>> BEGIN

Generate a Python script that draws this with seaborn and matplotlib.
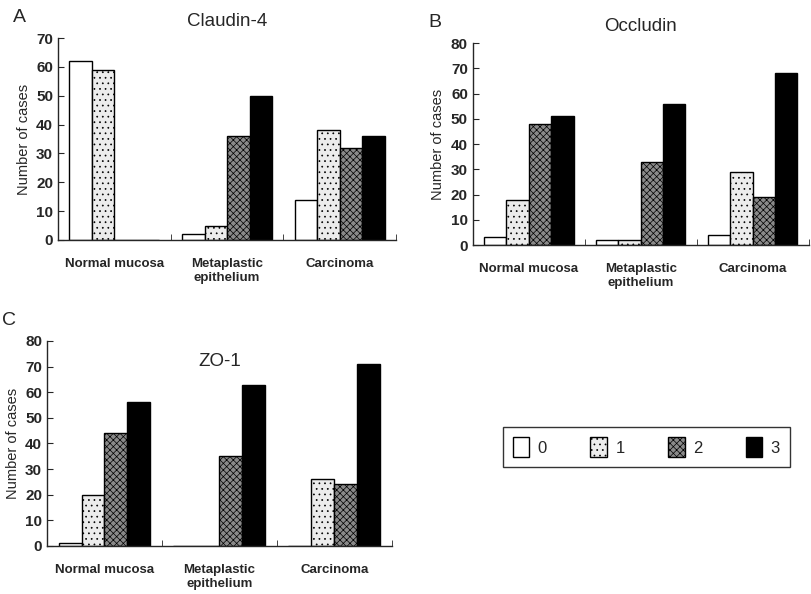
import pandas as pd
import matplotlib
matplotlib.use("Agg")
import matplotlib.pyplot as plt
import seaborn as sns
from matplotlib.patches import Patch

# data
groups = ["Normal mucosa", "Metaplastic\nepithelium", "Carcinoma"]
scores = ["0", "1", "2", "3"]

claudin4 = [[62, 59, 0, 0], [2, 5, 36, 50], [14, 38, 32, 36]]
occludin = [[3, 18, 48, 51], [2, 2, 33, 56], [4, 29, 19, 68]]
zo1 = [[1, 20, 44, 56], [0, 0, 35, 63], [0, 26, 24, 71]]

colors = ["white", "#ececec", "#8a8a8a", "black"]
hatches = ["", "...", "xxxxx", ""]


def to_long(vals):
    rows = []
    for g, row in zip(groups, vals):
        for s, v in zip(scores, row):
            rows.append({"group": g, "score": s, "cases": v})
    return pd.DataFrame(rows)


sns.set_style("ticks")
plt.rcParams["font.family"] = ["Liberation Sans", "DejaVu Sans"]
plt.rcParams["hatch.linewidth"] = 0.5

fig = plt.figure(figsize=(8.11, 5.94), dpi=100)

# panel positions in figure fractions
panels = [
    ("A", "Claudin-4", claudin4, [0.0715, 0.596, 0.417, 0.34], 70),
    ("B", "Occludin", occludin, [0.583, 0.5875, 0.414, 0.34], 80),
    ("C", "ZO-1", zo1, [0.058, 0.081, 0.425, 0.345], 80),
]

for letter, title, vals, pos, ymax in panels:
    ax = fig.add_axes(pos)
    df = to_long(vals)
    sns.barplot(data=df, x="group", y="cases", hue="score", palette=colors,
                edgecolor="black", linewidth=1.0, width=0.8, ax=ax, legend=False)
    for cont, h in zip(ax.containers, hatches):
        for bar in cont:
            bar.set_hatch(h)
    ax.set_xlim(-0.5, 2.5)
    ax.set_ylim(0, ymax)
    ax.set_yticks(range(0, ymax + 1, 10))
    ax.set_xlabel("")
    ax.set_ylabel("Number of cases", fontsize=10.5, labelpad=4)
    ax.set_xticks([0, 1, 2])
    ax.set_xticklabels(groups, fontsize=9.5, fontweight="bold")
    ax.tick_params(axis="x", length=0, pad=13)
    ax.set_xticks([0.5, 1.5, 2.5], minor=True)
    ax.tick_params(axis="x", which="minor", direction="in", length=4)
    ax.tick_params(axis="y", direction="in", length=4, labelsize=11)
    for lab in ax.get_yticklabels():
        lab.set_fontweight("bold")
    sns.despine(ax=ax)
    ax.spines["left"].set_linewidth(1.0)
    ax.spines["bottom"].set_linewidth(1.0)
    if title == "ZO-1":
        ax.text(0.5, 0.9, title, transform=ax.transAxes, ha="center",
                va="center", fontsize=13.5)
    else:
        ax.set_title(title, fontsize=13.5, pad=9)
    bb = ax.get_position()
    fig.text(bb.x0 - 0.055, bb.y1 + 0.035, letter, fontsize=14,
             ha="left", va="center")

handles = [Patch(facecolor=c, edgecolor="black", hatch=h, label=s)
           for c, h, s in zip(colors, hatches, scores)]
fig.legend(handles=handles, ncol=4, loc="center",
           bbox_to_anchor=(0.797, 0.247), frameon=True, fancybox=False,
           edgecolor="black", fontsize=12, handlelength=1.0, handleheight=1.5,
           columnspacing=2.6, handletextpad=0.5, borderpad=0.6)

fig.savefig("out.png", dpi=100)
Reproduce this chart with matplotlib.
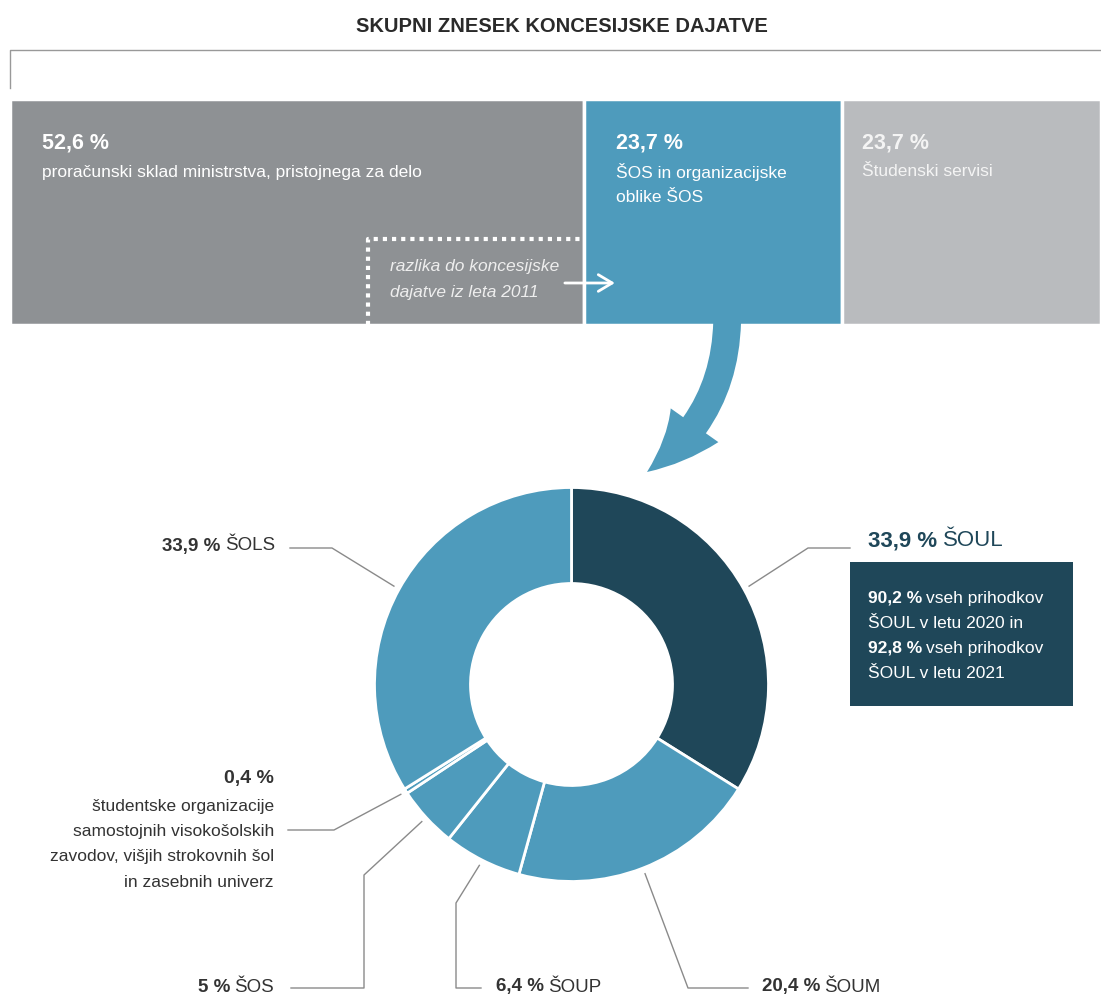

>> END

● **What you have to do**
Begin at the top of the records above and retype each line exactly until the line containing "from matplotlib.patches import Patch", which is included. Skip all pictures.

● **The response**
Generate a Python script that draws this with seaborn and matplotlib.
import pandas as pd
import matplotlib
matplotlib.use("Agg")
import matplotlib.pyplot as plt
import seaborn as sns
from matplotlib.patches import Patch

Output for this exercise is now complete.